​Inflacja na koniec roku nieco przyhamowała. Jak wynika z szacunku flash Głównego Urzędu Statystycznego, ceny towarów i usług konsumpcyjnych w grudniu wzrosły o 2,3 proc. w stosunku do wcześniejszego roku.

W porównaniu do grudnia 2019 roku żywność zdrożała o 0,7 proc. W porównaniu do listopada produkty te były tańsze o 0,1 proc.

Przez rok zdrożała za to energia - aż o 4,6 proc. Mocno w dół poszły za to ceny paliw - o 8,4 proc.

Takie wyniki to pewne zaskoczenie. Ekonomiści ankietowani przez PAP Biznes zakładali wzrost o 2,6 proc. rdr. Inflacja 2,3 proc. oznacza, że po raz pierwszy od połowy 2019 roku jest ona poniżej celu inflacyjnego Narodowego Banku Polskiego (który wynosi 2,5 proc.). 

Wiele także wskazuje na to, że w grudniu wyhamowały ceny usług.
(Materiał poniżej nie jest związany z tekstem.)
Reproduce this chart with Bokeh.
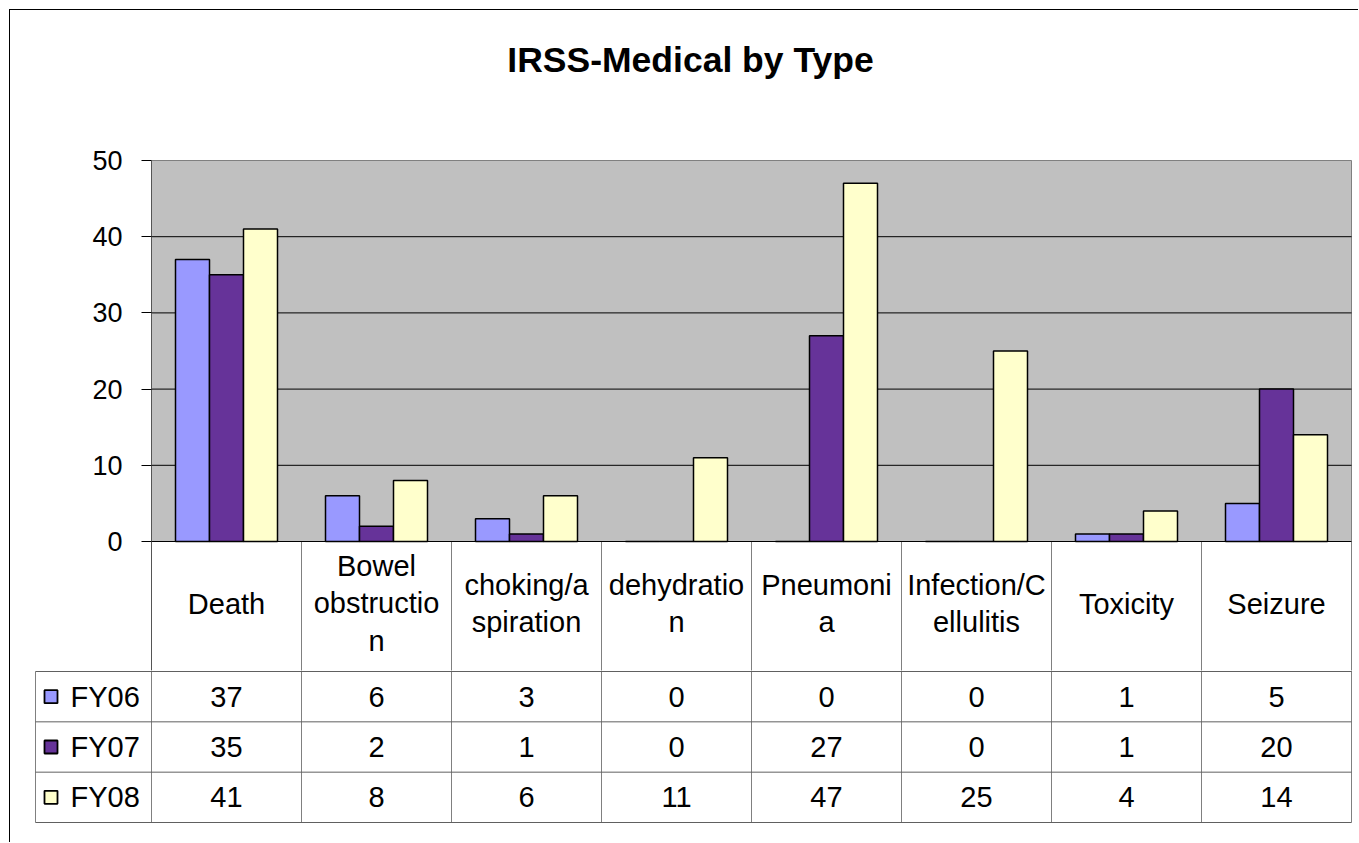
from bokeh.plotting import figure
from bokeh.layouts import column
from bokeh.models import Range1d, FixedTicker, ColumnDataSource
from bokeh.embed import file_html
from bokeh.resources import INLINE
from bokeh.core.properties import value

# ---------------- data ----------------
categories = ["Death", "Bowel obstruction", "choking/aspiration", "dehydration",
              "Pneumonia", "Infection/Cellulitis", "Toxicity", "Seizure"]
header_labels = ["Death", "Bowel\nobstructio\nn", "choking/a\nspiration",
                 "dehydratio\nn", "Pneumoni\na", "Infection/C\nellulitis",
                 "Toxicity", "Seizure"]
series_names = ["FY06", "FY07", "FY08"]
fy06 = [37, 6, 3, 0, 0, 0, 1, 5]
fy07 = [35, 2, 1, 0, 27, 0, 1, 20]
fy08 = [41, 8, 6, 11, 47, 25, 4, 14]
series_values = [fy06, fy07, fy08]
colors = ["#9999FF", "#663399", "#FFFFCC"]
y_ticks = [0, 10, 20, 30, 40, 50]
title_text = "IRSS-Medical by Type"

# ---------------- layout constants (pixels) ----------------
FONT = "Liberation Sans"
n = len(categories)
YMAX = 50
CAT_W = 150.0                 # pixels per category
PX_PER_UNIT = 381.0 / YMAX    # plot-area height / 50
FIG_W = 1349
ABOVE_ZERO = 531              # from top of figure down to the zero line
HEADER_PX = 129               # header row of the table, below the zero line
HEADER_MID_PX = 62            # centre of header text below the zero line
ROW_H = 151.0 / 3
TBL_FRAME_H = 153
TBL_BOTTOM = 20
TITLE_BASE = 101              # px above plot-area top
TITLE_X = 539                 # px right of plot-area left
LEG_COL = 116                 # width of the legend column, px
VLINE = "#808080"
HLINE = "#606060"

# ================= top figure: chart + table header =================
hdr_y = -HEADER_PX / PX_PER_UNIT
p = figure(width=FIG_W, height=ABOVE_ZERO + HEADER_PX, output_backend="svg",
           toolbar_location=None, x_axis_location=None,
           x_range=Range1d(0, n + 1 / CAT_W),
           y_range=Range1d(hdr_y, ABOVE_ZERO / PX_PER_UNIT),
           min_border_left=141, min_border_right=7, min_border_top=0,
           min_border_bottom=0, frame_align=False)
p.background_fill_color = "white"
p.border_fill_color = "white"
p.outline_line_color = None
p.xgrid.visible = False
p.ygrid.visible = False

# plot area
p.quad(left=[0], right=[n], bottom=[0], top=[YMAX], fill_color="#C0C0C0",
       line_color="#808080", line_width=1)
inner = [v for v in y_ticks if 0 < v < YMAX]
p.segment(x0=[0] * len(inner), x1=[n] * len(inner), y0=inner, y1=inner,
          line_color="black", line_width=1)

# bars
bw = 0.68 / 3
for k, (name, vals, col) in enumerate(zip(series_names, series_values, colors)):
    src = ColumnDataSource(dict(x=[i + 0.5 + (k - 1) * bw for i in range(n)],
                                top=vals, cat=categories))
    p.vbar(x="x", top="top", bottom=0, width=bw, source=src,
           fill_color=col, line_color="black", line_width=1.5)

# zero line and header-row column lines
p.segment(x0=list(range(n + 1)), x1=list(range(n + 1)), y0=[hdr_y] * (n + 1),
          y1=[0] * (n + 1), line_color=VLINE, line_width=1)
p.segment(x0=[0], x1=[n], y0=[0], y1=[0], line_color="black", line_width=1)

# header texts
centers = [i + 0.5 for i in range(n)]
p.text(x=centers, y=[-HEADER_MID_PX / PX_PER_UNIT] * n, text=header_labels,
       text_align="center", text_baseline="middle",
       text_font=value(FONT), text_font_size="29px", text_color="black",
       text_line_height=1.17)

# y axis
p.yaxis.ticker = FixedTicker(ticks=y_ticks)
p.yaxis.bounds = (hdr_y, YMAX)
p.yaxis.axis_line_color = "#555555"
p.yaxis.major_tick_line_color = "black"
p.yaxis.major_tick_out = 10
p.yaxis.major_tick_in = 0
p.yaxis.minor_tick_line_color = None
p.yaxis.major_label_text_font = FONT
p.yaxis.major_label_text_font_size = "27px"
p.yaxis.major_label_text_color = "black"
p.yaxis.major_label_standoff = 19

# title
p.text(x=[TITLE_X / CAT_W], y=[YMAX + TITLE_BASE / PX_PER_UNIT], text=[title_text],
       text_align="center", text_baseline="alphabetic", text_font=value(FONT),
       text_font_size="35.5px", text_font_style="bold", text_color="black")

# ================= bottom figure: data rows =================
x_left = -(LEG_COL + 1) / CAT_W
t = figure(width=FIG_W, height=TBL_FRAME_H + TBL_BOTTOM, output_backend="svg",
           toolbar_location=None,
           x_range=Range1d(x_left, n + 1 / CAT_W), y_range=Range1d(-1, TBL_FRAME_H - 1),
           x_axis_location=None, y_axis_location=None,
           min_border_left=24, min_border_right=7, min_border_top=0,
           min_border_bottom=TBL_BOTTOM, frame_align=False)
t.background_fill_color = "white"
t.border_fill_color = "white"
t.outline_line_color = None
t.xgrid.visible = False
t.ygrid.visible = False

top_y = TBL_FRAME_H
rows_top = 3 * ROW_H
leg_x = -LEG_COL / CAT_W
# vertical lines
t.segment(x0=list(range(n + 1)), x1=list(range(n + 1)), y0=[0] * (n + 1),
          y1=[top_y] * (n + 1), line_color=VLINE, line_width=1)
t.segment(x0=[leg_x], x1=[leg_x], y0=[0], y1=[rows_top], line_color=VLINE,
          line_width=1)
# horizontal lines
hl = [0, ROW_H, 2 * ROW_H, rows_top]
t.segment(x0=[leg_x] * 4, x1=[n] * 4, y0=hl, y1=hl, line_color=HLINE, line_width=1)

row_mid = [(2 - k + 0.5) * ROW_H for k in range(3)]
for k, vals in enumerate(series_values):
    t.text(x=centers, y=[row_mid[k]] * n, text=[str(v) for v in vals],
           text_align="center", text_baseline="middle",
           text_font=value(FONT), text_font_size="29px", text_color="black")

# legend keys
t.scatter(x=[leg_x + 15.5 / CAT_W] * 3, y=row_mid, marker="square", size=13,
          fill_color=colors, line_color="black", line_width=1.8)
t.text(x=[leg_x + 35 / CAT_W] * 3, y=row_mid, text=series_names,
       text_align="left", text_baseline="middle", text_font=value(FONT),
       text_font_size="29px", text_color="black")

layout = column(p, t, spacing=0,
                styles={"margin-left": "10px", "margin-top": "10px",
                        "box-shadow": "-1px -1px 0 0 #000000"})

open("out.html", "w").write(file_html(layout, INLINE))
Inflacja bazowa bowiem wyniosła 3,7 proc. (4,3 proc. w listopadzie), a to ją w górę pchały w ostatnich miesiącach właśnie usługi. 

Jak będą się zachowywać ceny w 2021 roku? Z pewnością ich wzrost mogą napędzać nowe regulacje, takie jak podatek cukrowy, podatek dla sklepów wielkopowierzchniowych czy wzrost płacy minimalnej o 200 zł brutto. Drożeć będzie także paliwo i energia. Wiele będzie także zależało od polityki NBP, który aktualnie gra na osłabienie złotego, a prezes banku Adam Glapiński zapowiadał możliwą obniżkę stóp procentowych.